Minister of Culture of the Basque Government
- In office 16 April 1984 – 2 March 1985
- President: José Antonio Ardanza
- Preceded by: Pedro Miguel Etxenike
- Succeeded by: Luis María Bandrés
- In office 4 October 1991 – 4 January 1995
- President: José Antonio Ardanza
- Preceded by: position re-established
- Succeeded by: Maria del Carmen Garmendia

Minister of Culture and Tourism of the Basque Government
- President: José Antonio Ardanza
- Preceded by: Luis Maria Bandrés
- Succeeded by: position abolished

Member of the Basque Parliament
- In office 1999–2001
- Constituency: Gipuzkoa

Personal details
- Born: 30 May 1946 Andoain, Spain
- Died: 14 September 2021 (aged 75) Bilbao, Spain
- Party: EAJ

= Joseba Arregui Aramburu =

Spanish theologian, academic, and politician (1946–2021)

Joseba Arregui Aramburu (30 May 1946 – 14 September 2021) was a Spanish politician, theologian, and academic.

==Biography==
Arregui was born in Andoain on 30 May 1946. He studied at the Seminario Diocesano de San Sebastián and was ordained a priest. He then travelled to Fribourg to study theology and teaching and later earned a doctorate in theology from the University of Münster. He returned to Spain and finished his studies, earning a doctorate in sociology from the University of Deusto. He became a professor of sociology at the University of the Basque Country until his retirement in 2011.

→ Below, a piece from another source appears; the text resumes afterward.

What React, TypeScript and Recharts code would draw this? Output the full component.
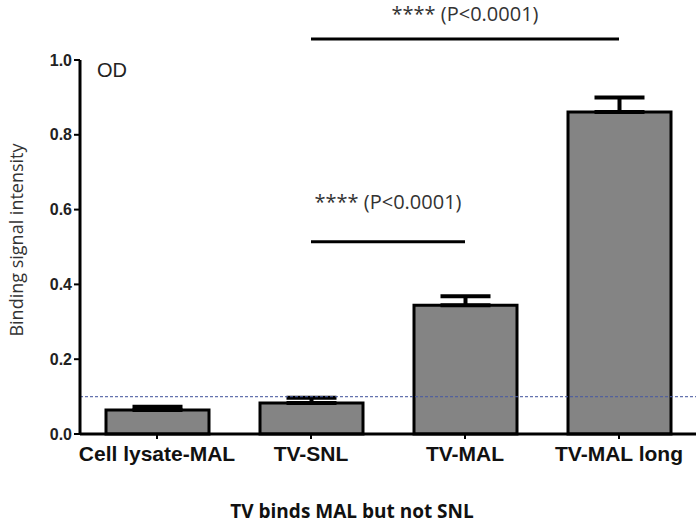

Arregui became a prominent member of the Basque Nationalist Party (EAJ) and resistant to the Franco dictatorship. He served as Minister of Culture of the Basque Government multiple times under the leadership of José Antonio Ardanza and was a member of the Basque Parliament from 1999 to 2001, representing Gipuzkoa. He also served on the Euzkadi Buru Batzar. He retired from political activity in 2001 and left the EAJ in 2004 due to disagreements within the party. That year, he co-founded "Aldaketa", which promoted political change in the Basque Country and defended the Statute of Autonomy of the Basque Country of 1979.

Arrregui was the author of multiple books, such as La nación vasca posible, Euskadi invertebrada, and El terror de ETA: la narrativa de las víctimas.

Joseba Arregui Aramburu died on 14 September 2021 at the age of 75.